* [DATA SHOWN]

====

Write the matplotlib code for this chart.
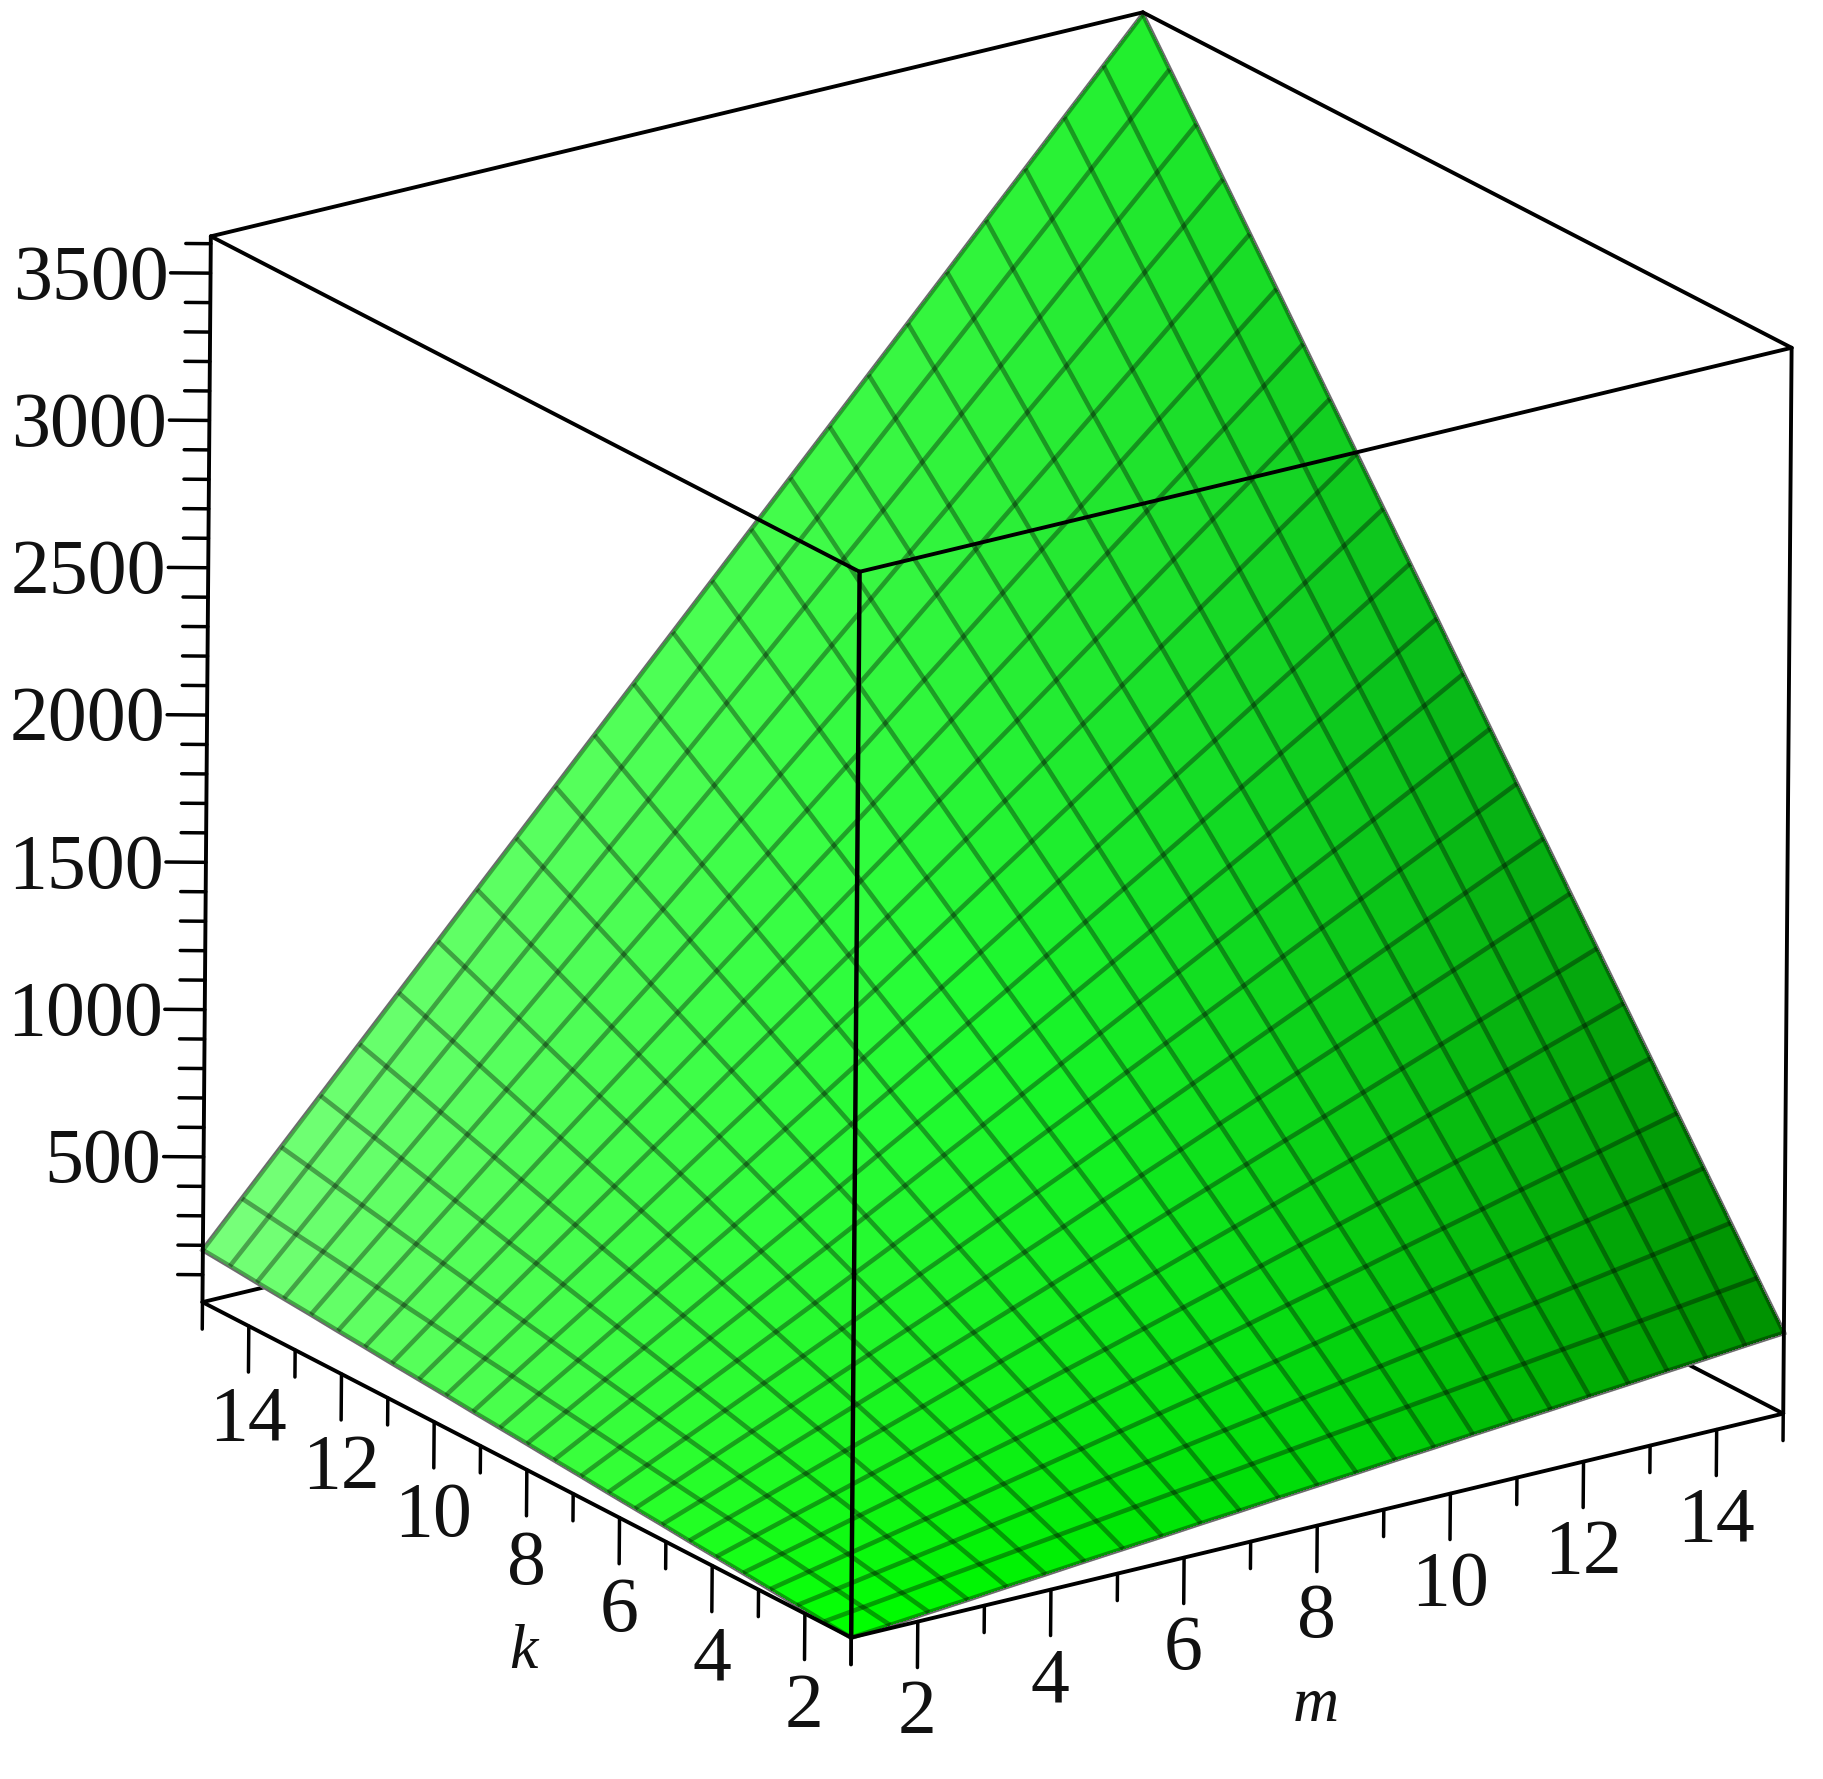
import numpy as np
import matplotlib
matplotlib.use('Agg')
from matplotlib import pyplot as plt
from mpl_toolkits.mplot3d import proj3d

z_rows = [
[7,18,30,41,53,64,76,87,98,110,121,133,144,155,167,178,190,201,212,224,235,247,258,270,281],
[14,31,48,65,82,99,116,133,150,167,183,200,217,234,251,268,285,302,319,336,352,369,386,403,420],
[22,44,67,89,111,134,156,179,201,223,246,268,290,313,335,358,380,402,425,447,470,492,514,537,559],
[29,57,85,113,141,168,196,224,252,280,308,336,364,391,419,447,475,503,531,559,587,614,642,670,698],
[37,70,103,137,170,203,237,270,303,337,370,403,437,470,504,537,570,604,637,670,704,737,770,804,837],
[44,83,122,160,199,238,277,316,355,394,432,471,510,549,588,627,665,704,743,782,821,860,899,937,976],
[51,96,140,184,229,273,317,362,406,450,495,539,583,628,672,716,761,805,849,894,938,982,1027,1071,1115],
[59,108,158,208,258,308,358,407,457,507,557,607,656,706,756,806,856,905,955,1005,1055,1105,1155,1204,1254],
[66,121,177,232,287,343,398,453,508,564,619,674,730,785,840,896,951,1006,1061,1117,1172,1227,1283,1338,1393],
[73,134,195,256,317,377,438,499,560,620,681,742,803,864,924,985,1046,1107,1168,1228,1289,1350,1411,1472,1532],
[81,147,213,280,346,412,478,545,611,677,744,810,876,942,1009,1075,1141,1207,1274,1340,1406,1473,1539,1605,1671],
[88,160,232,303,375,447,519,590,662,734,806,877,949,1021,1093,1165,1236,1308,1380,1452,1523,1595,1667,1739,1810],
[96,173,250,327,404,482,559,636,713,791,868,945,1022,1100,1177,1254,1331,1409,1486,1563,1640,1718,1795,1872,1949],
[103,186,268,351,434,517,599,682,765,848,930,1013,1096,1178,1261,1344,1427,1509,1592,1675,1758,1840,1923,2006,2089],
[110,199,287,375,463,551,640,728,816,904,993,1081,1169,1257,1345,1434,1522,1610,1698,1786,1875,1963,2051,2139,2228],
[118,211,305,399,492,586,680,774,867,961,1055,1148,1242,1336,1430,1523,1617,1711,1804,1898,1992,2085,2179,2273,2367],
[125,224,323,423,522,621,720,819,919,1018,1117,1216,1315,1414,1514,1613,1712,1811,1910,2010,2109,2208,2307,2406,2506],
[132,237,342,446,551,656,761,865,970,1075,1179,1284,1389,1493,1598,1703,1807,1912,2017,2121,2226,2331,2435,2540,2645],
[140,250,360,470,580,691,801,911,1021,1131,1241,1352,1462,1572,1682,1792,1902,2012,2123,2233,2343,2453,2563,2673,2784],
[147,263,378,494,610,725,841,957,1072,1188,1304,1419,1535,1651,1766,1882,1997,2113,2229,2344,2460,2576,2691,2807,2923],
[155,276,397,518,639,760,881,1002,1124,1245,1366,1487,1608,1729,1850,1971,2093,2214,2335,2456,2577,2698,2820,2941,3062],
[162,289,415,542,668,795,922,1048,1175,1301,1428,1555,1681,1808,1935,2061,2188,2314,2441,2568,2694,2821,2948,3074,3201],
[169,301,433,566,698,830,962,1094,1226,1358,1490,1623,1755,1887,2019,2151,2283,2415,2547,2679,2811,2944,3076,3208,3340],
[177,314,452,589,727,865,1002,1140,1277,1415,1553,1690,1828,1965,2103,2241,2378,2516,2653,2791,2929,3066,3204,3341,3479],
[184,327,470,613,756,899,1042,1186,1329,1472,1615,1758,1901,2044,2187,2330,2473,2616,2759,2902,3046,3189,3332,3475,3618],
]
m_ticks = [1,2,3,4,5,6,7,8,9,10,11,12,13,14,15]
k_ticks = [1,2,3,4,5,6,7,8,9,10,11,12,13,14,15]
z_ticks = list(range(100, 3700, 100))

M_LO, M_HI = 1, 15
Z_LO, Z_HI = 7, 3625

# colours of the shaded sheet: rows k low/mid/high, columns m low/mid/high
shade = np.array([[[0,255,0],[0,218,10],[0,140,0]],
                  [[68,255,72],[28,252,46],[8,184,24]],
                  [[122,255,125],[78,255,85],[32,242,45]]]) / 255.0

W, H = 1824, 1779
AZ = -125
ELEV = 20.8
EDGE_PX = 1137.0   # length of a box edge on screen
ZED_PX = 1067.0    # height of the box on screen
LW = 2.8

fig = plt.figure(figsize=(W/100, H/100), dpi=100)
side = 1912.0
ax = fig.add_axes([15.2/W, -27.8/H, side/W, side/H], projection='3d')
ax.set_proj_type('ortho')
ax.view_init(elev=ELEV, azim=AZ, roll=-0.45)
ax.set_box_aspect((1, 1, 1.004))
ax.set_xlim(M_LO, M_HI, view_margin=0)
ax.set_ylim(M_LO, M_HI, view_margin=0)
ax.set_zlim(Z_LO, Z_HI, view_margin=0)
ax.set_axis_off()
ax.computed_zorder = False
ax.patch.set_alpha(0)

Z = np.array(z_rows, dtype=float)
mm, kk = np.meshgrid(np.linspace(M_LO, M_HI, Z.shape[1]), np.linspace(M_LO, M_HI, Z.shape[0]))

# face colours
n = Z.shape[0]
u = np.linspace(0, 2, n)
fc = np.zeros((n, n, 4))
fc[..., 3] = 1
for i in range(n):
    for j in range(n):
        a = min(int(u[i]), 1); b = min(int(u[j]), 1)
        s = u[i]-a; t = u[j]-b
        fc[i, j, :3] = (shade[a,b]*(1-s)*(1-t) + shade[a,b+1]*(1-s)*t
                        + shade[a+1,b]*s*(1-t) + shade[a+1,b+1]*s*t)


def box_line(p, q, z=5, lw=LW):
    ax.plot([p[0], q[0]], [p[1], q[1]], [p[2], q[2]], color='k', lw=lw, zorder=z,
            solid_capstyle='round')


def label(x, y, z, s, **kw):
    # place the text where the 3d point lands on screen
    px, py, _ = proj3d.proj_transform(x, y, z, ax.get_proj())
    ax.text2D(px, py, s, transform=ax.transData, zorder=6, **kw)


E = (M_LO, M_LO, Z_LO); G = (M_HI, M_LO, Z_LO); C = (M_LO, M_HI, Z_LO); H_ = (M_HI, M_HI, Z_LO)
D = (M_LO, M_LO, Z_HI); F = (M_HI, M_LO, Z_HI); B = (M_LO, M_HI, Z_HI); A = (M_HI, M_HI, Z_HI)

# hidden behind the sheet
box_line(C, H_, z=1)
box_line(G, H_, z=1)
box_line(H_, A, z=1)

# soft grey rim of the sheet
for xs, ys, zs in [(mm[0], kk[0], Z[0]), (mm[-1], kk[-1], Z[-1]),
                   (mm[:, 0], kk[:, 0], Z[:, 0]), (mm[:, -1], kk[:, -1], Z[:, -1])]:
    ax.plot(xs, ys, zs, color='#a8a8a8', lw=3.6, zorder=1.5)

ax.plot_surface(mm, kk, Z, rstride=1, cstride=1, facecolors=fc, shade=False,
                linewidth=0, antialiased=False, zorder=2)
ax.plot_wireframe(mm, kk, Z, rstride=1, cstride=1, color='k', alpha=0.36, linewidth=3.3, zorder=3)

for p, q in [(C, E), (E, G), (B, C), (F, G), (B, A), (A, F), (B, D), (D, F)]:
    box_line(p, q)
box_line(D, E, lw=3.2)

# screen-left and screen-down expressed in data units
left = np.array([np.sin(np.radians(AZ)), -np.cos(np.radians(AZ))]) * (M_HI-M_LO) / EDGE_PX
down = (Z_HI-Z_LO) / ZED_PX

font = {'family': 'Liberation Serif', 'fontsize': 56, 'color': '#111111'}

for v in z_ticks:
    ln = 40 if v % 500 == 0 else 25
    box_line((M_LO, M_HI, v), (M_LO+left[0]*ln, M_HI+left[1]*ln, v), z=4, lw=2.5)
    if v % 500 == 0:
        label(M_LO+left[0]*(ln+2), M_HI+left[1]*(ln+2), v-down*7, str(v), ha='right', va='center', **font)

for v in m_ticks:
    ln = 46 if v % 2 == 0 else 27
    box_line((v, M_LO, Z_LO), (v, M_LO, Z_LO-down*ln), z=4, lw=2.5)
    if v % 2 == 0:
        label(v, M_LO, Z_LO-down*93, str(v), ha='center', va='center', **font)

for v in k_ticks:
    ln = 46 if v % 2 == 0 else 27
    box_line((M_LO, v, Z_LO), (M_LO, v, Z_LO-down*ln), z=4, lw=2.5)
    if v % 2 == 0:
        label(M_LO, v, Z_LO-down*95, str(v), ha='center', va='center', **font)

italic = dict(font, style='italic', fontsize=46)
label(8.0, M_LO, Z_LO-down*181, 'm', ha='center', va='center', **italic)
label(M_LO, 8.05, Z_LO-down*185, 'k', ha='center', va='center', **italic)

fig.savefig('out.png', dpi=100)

====

* [EXERCISE INSTRUCTIONS] Please quote the lines of the material, beginning with the first and ending with the one that contains "from mpl_toolkits.mplot3d import proj3d", exactly as written and without any pictures.

* [OUTPUT FOR THIS TASK]
Write the matplotlib code for this chart.
import numpy as np
import matplotlib
matplotlib.use('Agg')
from matplotlib import pyplot as plt
from mpl_toolkits.mplot3d import proj3d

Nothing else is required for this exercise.